Now that the Black Friday/Cyber Monday maelstrom is in the review mirror, it’s time to focus on what online merchants have to look forward to.
More of the same.
I’m not trying to be a wise guy, but the truth is the official start of the holiday shopping season is called that for a reason. Black Friday and Cyber Monday were only the beginning. There will be plenty of zany days ahead for retailers, including online retailers, with orders numbering several times what they do on a typical day.
So, after weeks of reading about how frenzied holiday shopping gets for consumers and merchants alike, we thought we’d call a little post-Cyber Monday time out and offer some advice from a retail veteran and shipping expert on coping with the craziness.
Hey Cyber Monday and what follows is exciting — really
As ShipStation’s vice president of marketing and partnerships, Robert Gilbreath deals with a long list of customers who are in the thick of the crush of holiday orders. A retail veteran himself, he’s offered tips and guidance in presentations and webinars. And like any retail veteran, the holiday shopping season stirs his strategic soul.
“It’s exciting, exciting for me personally because I was on the other side of the table for so long,” says Gilbreath, meaning he’s no longer directly in the fray. “I kind of miss it. I don’t miss the all-nighters, but I miss that weird pressure of Black Friday and Cyber Monday and wondering, what’s going to happen? Will everything work?”
The answer, unfortunately, is “no.” Everything won’t work. The holiday shopping season is always a work in progress for retailers. The big thing, then, in the heat of the holiday shopping season, is to remember why you started doing the job you do in the first place.
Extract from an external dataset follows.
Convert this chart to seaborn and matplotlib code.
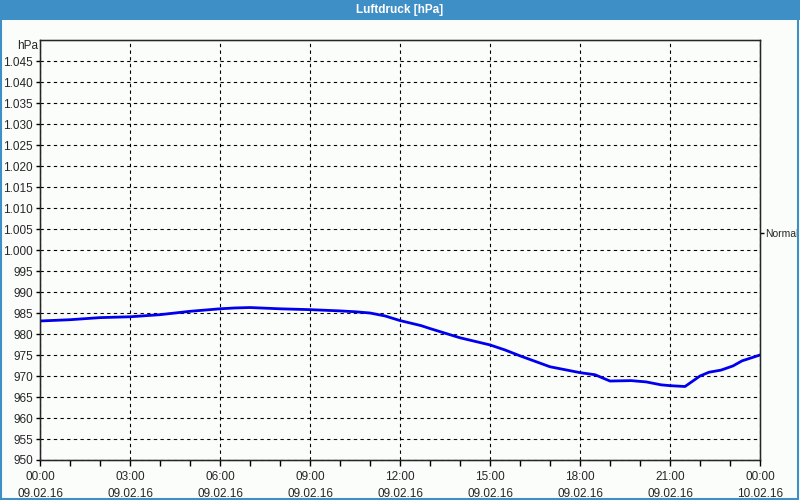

“I think always trying to have fun is important,” Gilbreath says.
Sure, things are going to go wrong when the number of orders increases exponentially, but “stop a second before you scream,” Gilbreath counsels, “and understand it’s a good thing that you just got a ton of orders. You did something right in order to get all those orders. Try to keep that in mind.”
Don’t hesitate to celebrate the little victories — the 100th or 1,000th or 10,000th holiday order shipped, a record-breaking day, the positive customer feedback or a note of praise from another department in the organization.
“Try to inject some stress-relieving things into the mix,” Gilbreath adds. “If a retailer doesn’t normally bring in lunch, this would be a great week to bring in lunch. If it already does that, mix it up. Bring in a chair massage person. Think of things that show appreciation to your staff. It’s a good time to remind everyone how thankful you are for everyone.”
And while creating a positive and supportive vibe will go a long way toward easing holiday stress, Gilbreath has some practical steps retailers can take, too, including those he shared in our previous post on coping with the holiday fulfillment spike.
First, don’t underestimate the expertise of the vendors you work with.
Look to vendors for advice
“The tools that you’re using just to run your business, most of them will have great support mechanisms in place,” he says. “If the stuff hits the fan, our users can call us or chat with us and get help, whether that help is, ‘I think something is broken,’ or ‘Help, I don’t think I’m doing this the right way. Can you help me out?'”
And keep in mind that while your experience may be vast, a vendor is most likely working with hundreds or thousands of retailers who face the same challenges you do and who quite likely have come up with a range of solutions.
As we’ve said before, Gilbreath is a big believer in understanding your fulfillment and shipping processes on a granular level. Knowing exactly the steps involved in getting an order approved, packed, out the door and to a customer — and how long each step takes — means a merchant has a crystal clear idea of what to expect as orders come in.
Ideally, the process is easy to learn and is understood by everyone in the organization. It helps, too, to adhere to the process and run dress rehearsals for peak time well ahead of peak time. Granted, it’s a little late for rehearsals this year, but make a note for next year if early rehearsals are not already on your holiday check list.
As you consider your process, look especially hard at functions that are automated. By their nature, automated steps often can be scaled up immediately. Take advantage of the scalable technology you already have in place.
Finally, don’t hesitate to turn to loved ones for support. And not just moral support. Gilbreath says he knows of smaller businesses that have called in kids, parents, aunts, uncles, grandmothers, grandmothers-in-law etc., when orders have peaked precipitously. Hey, it’s part of being a merchant — doing what needs to be done.
At times, the holiday season can be all about survival. And getting through requires ingenuity, determination, planning and accepting help from anyone who can give it.